The Manzanar War Relocation Center was located in an area that was known as Owens Valley west of Los Angeles, Calfornia. The land was leased from the City in early 1942 by the U.S. government for the sole purpose of imprisoning over 7,000 people of Japanese ancestry from Terminal Island, California and another 3,000
from Bainbridge Island, Washington. The camp was quickly built in just 4 months on what was formerly Paiute country and used as farmland.
The entire area was approximately one-square mile and included 36 blocks in which to house and support over 10,000 men, women and children, all of whom were already traumatized from being uprooted form their lives as productive citizens of the United States. Not knowing what would happen next created fear, apprehension and helplessness. There was little they could do to change their situation let alone plan for their future, nor did they have any certainty of their property and possessions that in many cases were handed down from their ancient ancestors.
Although their were many hardships, the sense of community, dedication to maintain normalcy and perseverance, gaman, as it was known, the internees created a habitable environment that lasted until the camps closed in late 1945.

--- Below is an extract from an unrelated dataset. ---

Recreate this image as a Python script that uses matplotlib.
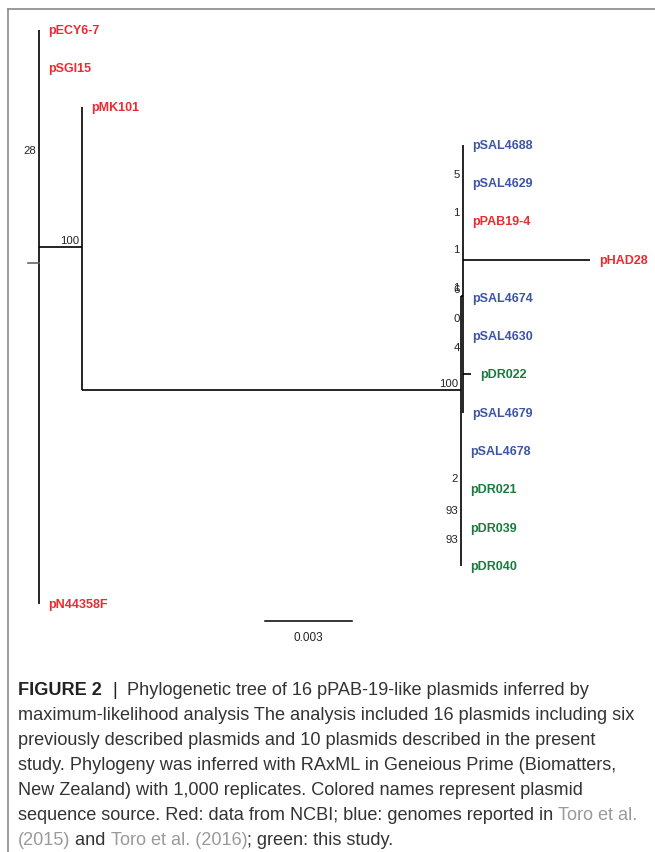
import matplotlib
matplotlib.use("Agg")
import matplotlib.pyplot as plt
from matplotlib.lines import Line2D

# tips, top to bottom
tips = ['pECY6-7', 'pSGI15', 'pMK101', 'pSAL4688', 'pSAL4629', 'pPAB19-4',
        'pHAD28', 'pSAL4674', 'pSAL4630', 'pDR022', 'pSAL4679', 'pSAL4678',
        'pDR021', 'pDR039', 'pDR040', 'pN44358F']
tip_source = ['ncbi', 'ncbi', 'ncbi', 'toro', 'toro', 'ncbi',
              'ncbi', 'toro', 'toro', 'study', 'toro', 'toro',
              'study', 'study', 'study', 'ncbi']

# tree edges: parent, child, branch length (substitutions/site)
edge_parent = ['root', 'root', 'root', 'root',
               'A', 'A',
               'B', 'B', 'B', 'B', 'B',
               'C', 'C', 'C', 'C', 'C', 'C', 'C', 'C']
edge_child = ['pECY6-7', 'pSGI15', 'A', 'pN44358F',
              'pMK101', 'B',
              'C', 'pSAL4678', 'pDR021', 'pDR039', 'pDR040',
              'pSAL4688', 'pSAL4629', 'pPAB19-4', 'pHAD28',
              'pSAL4674', 'pSAL4630', 'pDR022', 'pSAL4679']
edge_length = [0.0, 0.0, 0.00148, 0.0,
               0.0, 0.01307,
               0.00007, 0.0, 0.0, 0.0, 0.0,
               0.0, 0.0, 0.0, 0.00438, 0.0, 0.0, 0.00028, 0.0]

# where the internal nodes sit along the tip axis
node_row = {'root': 6.09, 'A': 5.67, 'B': 9.41, 'C': 6.95}

# bootstrap supports: node, value, row
support_node = ['root', 'A', 'C', 'C', 'C', 'C', 'C', 'C', 'C', 'B', 'B', 'B', 'B']
support_value = ['28', '100', '5', '1', '1', '6', '1', '0', '4', '100', '2', '93', '93']
support_row = [3.14, 5.49, 3.76, 4.75, 5.72, 6.77, 6.72, 7.53, 8.29, 9.22, 11.70, 12.54, 13.30]

scale_length = 0.003

source_color = {'ncbi': '#ee2a2f', 'toro': '#3c55a5', 'study': '#1b7a3e'}

# ---- layout of the tree
depth = {'root': 0.0}
for p, c, l in zip(edge_parent, edge_child, edge_length):
    depth[c] = depth[p] + l
row = dict(node_row)
for i, t in enumerate(tips):
    row[t] = i

W, H = 655, 853
fig = plt.figure(figsize=(W / 100, H / 100), dpi=100)
ax = fig.add_axes([0, 0, 1, 1])
px = scale_length / 87.0          # substitutions per pixel
rp = 38.27                        # pixels per tip row
ax.set_xlim(-39 * px, (W - 39) * px)
ax.set_ylim((H - 31) / rp, -31 / rp)
ax.axis('off')

lw = 1.2
children = {}
for p, c in zip(edge_parent, edge_child):
    children.setdefault(p, []).append(c)
    ax.plot([depth[p], depth[c]], [row[c], row[c]], color='black', lw=lw,
            solid_capstyle='butt')
for p, ch in children.items():
    ys = [row[c] for c in ch] + [row[p]]
    ax.plot([depth[p], depth[p]], [min(ys), max(ys)], color='black', lw=lw,
            solid_capstyle='butt')

# root stub
ax.plot([-11 * px, 0], [row['root'], row['root']], color='#666666', lw=lw)

for t, s in zip(tips, tip_source):
    ax.annotate(t, xy=(depth[t], row[t]), xytext=(6.5, 0),
                textcoords='offset points', va='center', ha='left',
                fontsize=9, fontweight='bold', color=source_color[s],
                family='Liberation Sans')

for n, v, r in zip(support_node, support_value, support_row):
    ax.annotate(v, xy=(depth[n], r), xytext=(-2.2, 0),
                textcoords='offset points', va='center', ha='right',
                fontsize=8.2, color='#222222', family='Liberation Sans')

# scale bar
sx0 = 0.00779
sy = 15.44
ax.plot([sx0, sx0 + scale_length], [sy, sy], color='black', lw=1.1)
ax.text(sx0 + scale_length / 2, sy + 0.42, str(scale_length), ha='center',
        va='center', fontsize=8.5, color='#222222', family='Liberation Sans')

# frame
fig.add_artist(Line2D([8 / W, 1], [1 - 10 / H, 1 - 10 / H], color='#8a8a8a', lw=1.2))
fig.add_artist(Line2D([8 / W, 8 / W], [0, 1 - 10 / H], color='#8a8a8a', lw=1.2))

# caption
dark = '#333333'
link = '#9a9a9a'
caption = [
    [('FIGURE 2  ', '#222222', 'bold'), ('|', '#222222', 'normal'),
     ('  Phylogenetic tree of 16 pPAB-19-like plasmids inferred by', dark, 'normal')],
    [('maximum-likelihood analysis The analysis included 16 plasmids including six', dark, 'normal')],
    [('previously described plasmids and 10 plasmids described in the present', dark, 'normal')],
    [('study. Phylogeny was inferred with RAxML in Geneious Prime (Biomatters,', dark, 'normal')],
    [('New Zealand) with 1,000 replicates. Colored names represent plasmid', dark, 'normal')],
    [('sequence source. Red: data from NCBI; blue: genomes reported in ', dark, 'normal'),
     ('Toro et al.', link, 'normal')],
    [('(2015)', link, 'normal'), (' and ', dark, 'normal'),
     ('Toro et al. (2016)', link, 'normal'), ('; green: this study.', dark, 'normal')],
]
renderer = fig.canvas.get_renderer()
cap_size = 13.1
y0 = 695
for i, segs in enumerate(caption):
    x = 18
    for txt, col, wt in segs:
        t = fig.text(x / W, 1 - (y0 + 25 * i) / H, txt, color=col, fontweight=wt,
                     fontsize=cap_size, family='Liberation Sans', va='baseline',
                     ha='left')
        x += t.get_window_extent(renderer).width

fig.savefig('out.png', dpi=100)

Among their achievements, these resourceful individuals created the only orphanage situated within the 10 relocation camps in the United States; reestablished the applefarms and help develop a training center for nurses at the Manzanar Hospital. When the campsite was closed and returned to its original condition, as per the terms of the agreement with the City, the barracks were auctioned off along with furniture and other implements used to maintain a community of this size. Today the Manzanar War Relocation Center is a museum that houses artifacts, photographs and historical documents open to the public. There is a cemetery with trees planted by the internees along with the guardhouses and auditorium.